[start RECORDED INFORMATION]

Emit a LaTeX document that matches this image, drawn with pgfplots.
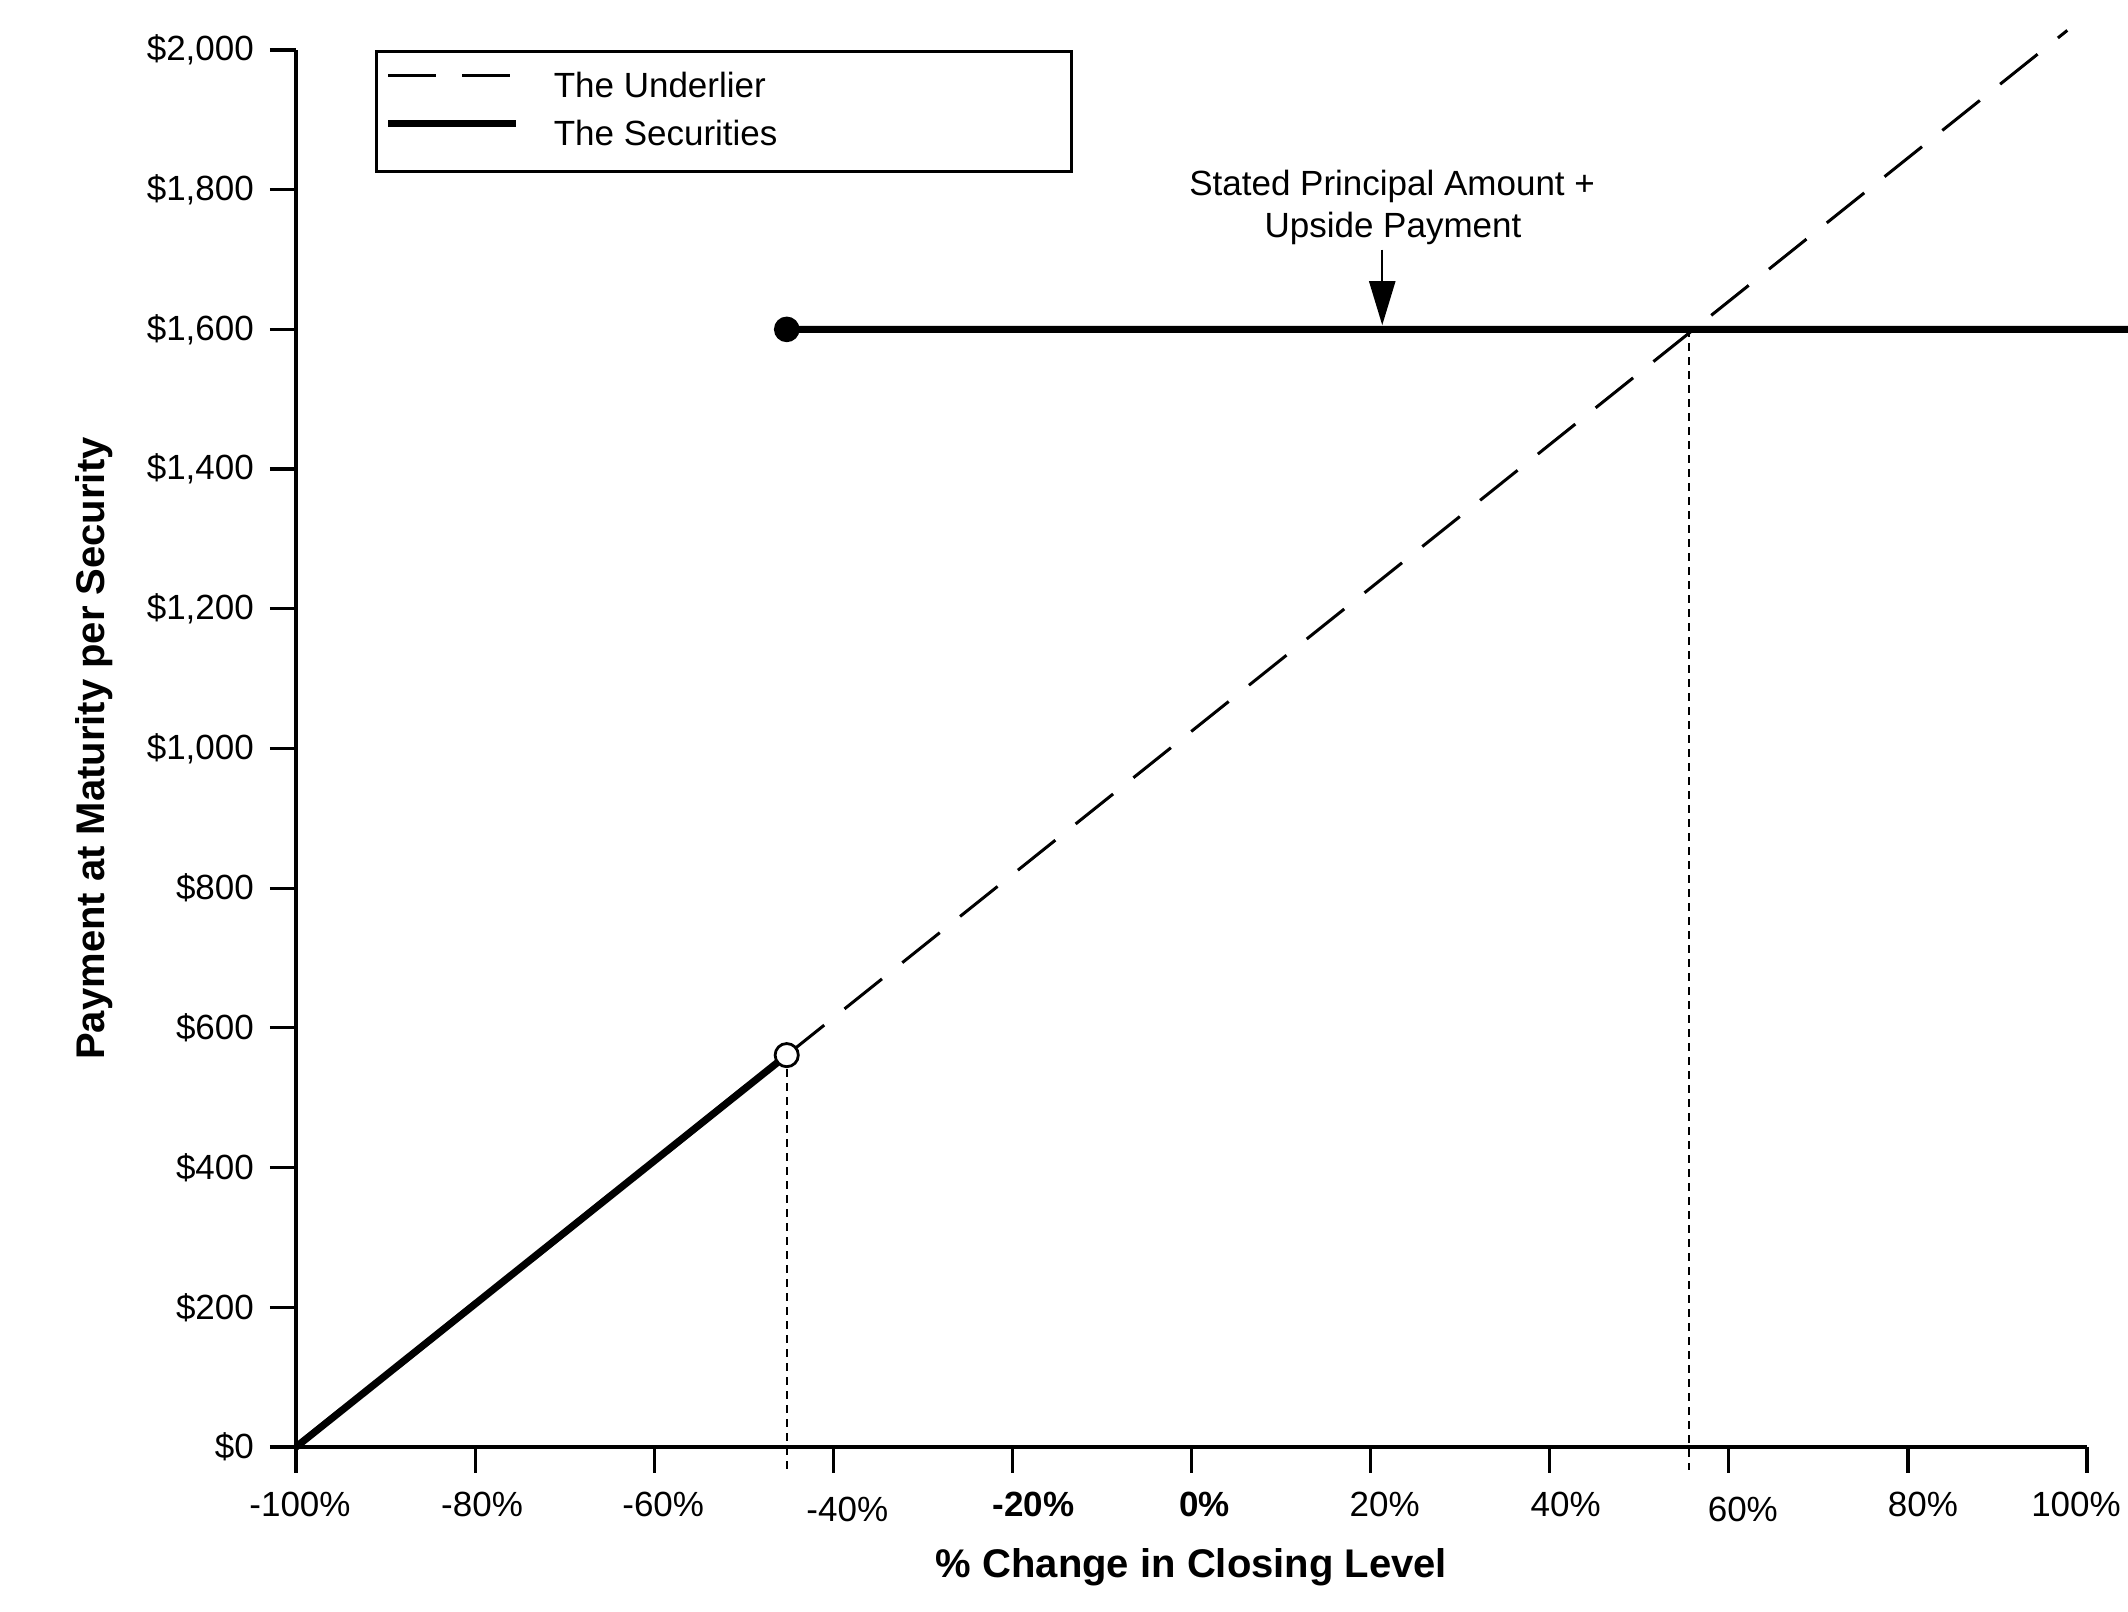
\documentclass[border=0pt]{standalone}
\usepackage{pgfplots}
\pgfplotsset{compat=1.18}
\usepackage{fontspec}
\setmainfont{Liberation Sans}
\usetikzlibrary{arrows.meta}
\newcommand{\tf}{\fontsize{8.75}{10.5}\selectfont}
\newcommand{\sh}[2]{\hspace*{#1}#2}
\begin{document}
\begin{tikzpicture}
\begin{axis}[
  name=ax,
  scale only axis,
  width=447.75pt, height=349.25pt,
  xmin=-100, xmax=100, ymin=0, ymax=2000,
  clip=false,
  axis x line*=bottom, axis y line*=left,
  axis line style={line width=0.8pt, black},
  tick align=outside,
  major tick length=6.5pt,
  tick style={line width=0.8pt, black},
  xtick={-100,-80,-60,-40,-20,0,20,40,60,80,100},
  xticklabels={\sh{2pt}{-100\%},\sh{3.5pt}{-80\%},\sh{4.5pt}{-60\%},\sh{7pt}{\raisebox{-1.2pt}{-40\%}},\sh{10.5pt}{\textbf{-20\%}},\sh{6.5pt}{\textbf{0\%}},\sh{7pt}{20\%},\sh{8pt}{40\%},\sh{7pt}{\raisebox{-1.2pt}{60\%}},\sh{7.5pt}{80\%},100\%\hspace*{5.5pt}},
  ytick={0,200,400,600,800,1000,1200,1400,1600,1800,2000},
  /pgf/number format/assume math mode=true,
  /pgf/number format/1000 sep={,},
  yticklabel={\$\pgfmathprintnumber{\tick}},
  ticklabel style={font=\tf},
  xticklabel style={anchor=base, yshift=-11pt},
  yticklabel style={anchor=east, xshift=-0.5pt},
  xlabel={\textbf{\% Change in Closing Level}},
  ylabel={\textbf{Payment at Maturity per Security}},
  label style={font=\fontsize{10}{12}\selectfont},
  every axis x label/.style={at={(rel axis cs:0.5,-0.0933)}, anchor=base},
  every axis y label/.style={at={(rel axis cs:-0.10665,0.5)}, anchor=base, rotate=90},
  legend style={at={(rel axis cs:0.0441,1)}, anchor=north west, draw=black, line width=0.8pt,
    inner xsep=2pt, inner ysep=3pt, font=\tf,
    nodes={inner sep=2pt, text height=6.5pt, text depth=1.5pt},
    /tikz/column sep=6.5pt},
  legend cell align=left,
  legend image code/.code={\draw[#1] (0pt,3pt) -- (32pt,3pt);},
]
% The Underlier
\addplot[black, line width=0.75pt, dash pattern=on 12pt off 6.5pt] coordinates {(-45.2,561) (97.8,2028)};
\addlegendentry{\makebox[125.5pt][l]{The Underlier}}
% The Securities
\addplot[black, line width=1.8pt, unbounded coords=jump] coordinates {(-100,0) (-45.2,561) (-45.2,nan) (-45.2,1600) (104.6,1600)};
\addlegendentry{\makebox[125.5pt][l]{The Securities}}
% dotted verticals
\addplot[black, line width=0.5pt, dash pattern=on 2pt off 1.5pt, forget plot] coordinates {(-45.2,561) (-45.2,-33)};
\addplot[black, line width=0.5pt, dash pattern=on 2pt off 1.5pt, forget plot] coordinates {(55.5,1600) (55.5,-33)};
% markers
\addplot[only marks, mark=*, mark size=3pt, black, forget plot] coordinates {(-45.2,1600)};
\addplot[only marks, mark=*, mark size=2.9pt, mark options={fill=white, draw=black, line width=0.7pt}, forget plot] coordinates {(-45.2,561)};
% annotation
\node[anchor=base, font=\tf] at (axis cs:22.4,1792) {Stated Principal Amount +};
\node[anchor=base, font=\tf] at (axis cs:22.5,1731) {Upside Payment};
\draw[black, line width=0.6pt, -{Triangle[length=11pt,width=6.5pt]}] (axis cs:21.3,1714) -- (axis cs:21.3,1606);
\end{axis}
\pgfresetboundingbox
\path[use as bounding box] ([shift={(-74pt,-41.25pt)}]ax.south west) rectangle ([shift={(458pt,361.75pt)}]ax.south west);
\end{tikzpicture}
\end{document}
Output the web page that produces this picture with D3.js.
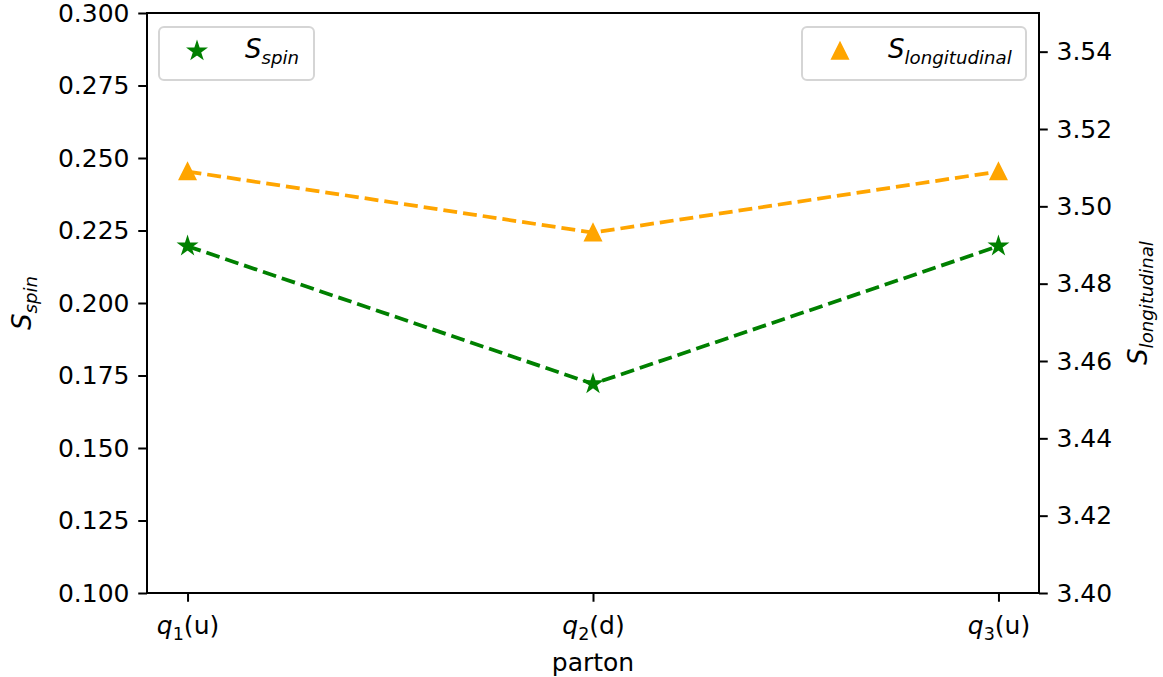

[end RECORDED INFORMATION]

Set down the material above as is, without any pictures.

Emit a LaTeX document that matches this image, drawn with pgfplots.
\documentclass[border=0pt]{standalone}
\usepackage{pgfplots}
\pgfplotsset{compat=1.18}
\usepackage{fontspec}
\setmainfont{Liberation Sans}
\usetikzlibrary{arrows.meta}
\newcommand{\tf}{\fontsize{8.75}{10.5}\selectfont}
\newcommand{\sh}[2]{\hspace*{#1}#2}
\begin{document}
\begin{tikzpicture}
\begin{axis}[
  name=ax,
  scale only axis,
  width=447.75pt, height=349.25pt,
  xmin=-100, xmax=100, ymin=0, ymax=2000,
  clip=false,
  axis x line*=bottom, axis y line*=left,
  axis line style={line width=0.8pt, black},
  tick align=outside,
  major tick length=6.5pt,
  tick style={line width=0.8pt, black},
  xtick={-100,-80,-60,-40,-20,0,20,40,60,80,100},
  xticklabels={\sh{2pt}{-100\%},\sh{3.5pt}{-80\%},\sh{4.5pt}{-60\%},\sh{7pt}{\raisebox{-1.2pt}{-40\%}},\sh{10.5pt}{\textbf{-20\%}},\sh{6.5pt}{\textbf{0\%}},\sh{7pt}{20\%},\sh{8pt}{40\%},\sh{7pt}{\raisebox{-1.2pt}{60\%}},\sh{7.5pt}{80\%},100\%\hspace*{5.5pt}},
  ytick={0,200,400,600,800,1000,1200,1400,1600,1800,2000},
  /pgf/number format/assume math mode=true,
  /pgf/number format/1000 sep={,},
  yticklabel={\$\pgfmathprintnumber{\tick}},
  ticklabel style={font=\tf},
  xticklabel style={anchor=base, yshift=-11pt},
  yticklabel style={anchor=east, xshift=-0.5pt},
  xlabel={\textbf{\% Change in Closing Level}},
  ylabel={\textbf{Payment at Maturity per Security}},
  label style={font=\fontsize{10}{12}\selectfont},
  every axis x label/.style={at={(rel axis cs:0.5,-0.0933)}, anchor=base},
  every axis y label/.style={at={(rel axis cs:-0.10665,0.5)}, anchor=base, rotate=90},
  legend style={at={(rel axis cs:0.0441,1)}, anchor=north west, draw=black, line width=0.8pt,
    inner xsep=2pt, inner ysep=3pt, font=\tf,
    nodes={inner sep=2pt, text height=6.5pt, text depth=1.5pt},
    /tikz/column sep=6.5pt},
  legend cell align=left,
  legend image code/.code={\draw[#1] (0pt,3pt) -- (32pt,3pt);},
]
% The Underlier
\addplot[black, line width=0.75pt, dash pattern=on 12pt off 6.5pt] coordinates {(-45.2,561) (97.8,2028)};
\addlegendentry{\makebox[125.5pt][l]{The Underlier}}
% The Securities
\addplot[black, line width=1.8pt, unbounded coords=jump] coordinates {(-100,0) (-45.2,561) (-45.2,nan) (-45.2,1600) (104.6,1600)};
\addlegendentry{\makebox[125.5pt][l]{The Securities}}
% dotted verticals
\addplot[black, line width=0.5pt, dash pattern=on 2pt off 1.5pt, forget plot] coordinates {(-45.2,561) (-45.2,-33)};
\addplot[black, line width=0.5pt, dash pattern=on 2pt off 1.5pt, forget plot] coordinates {(55.5,1600) (55.5,-33)};
% markers
\addplot[only marks, mark=*, mark size=3pt, black, forget plot] coordinates {(-45.2,1600)};
\addplot[only marks, mark=*, mark size=2.9pt, mark options={fill=white, draw=black, line width=0.7pt}, forget plot] coordinates {(-45.2,561)};
% annotation
\node[anchor=base, font=\tf] at (axis cs:22.4,1792) {Stated Principal Amount +};
\node[anchor=base, font=\tf] at (axis cs:22.5,1731) {Upside Payment};
\draw[black, line width=0.6pt, -{Triangle[length=11pt,width=6.5pt]}] (axis cs:21.3,1714) -- (axis cs:21.3,1606);
\end{axis}
\pgfresetboundingbox
\path[use as bounding box] ([shift={(-74pt,-41.25pt)}]ax.south west) rectangle ([shift={(458pt,361.75pt)}]ax.south west);
\end{tikzpicture}
\end{document}
Output the web page that produces this picture with D3.js.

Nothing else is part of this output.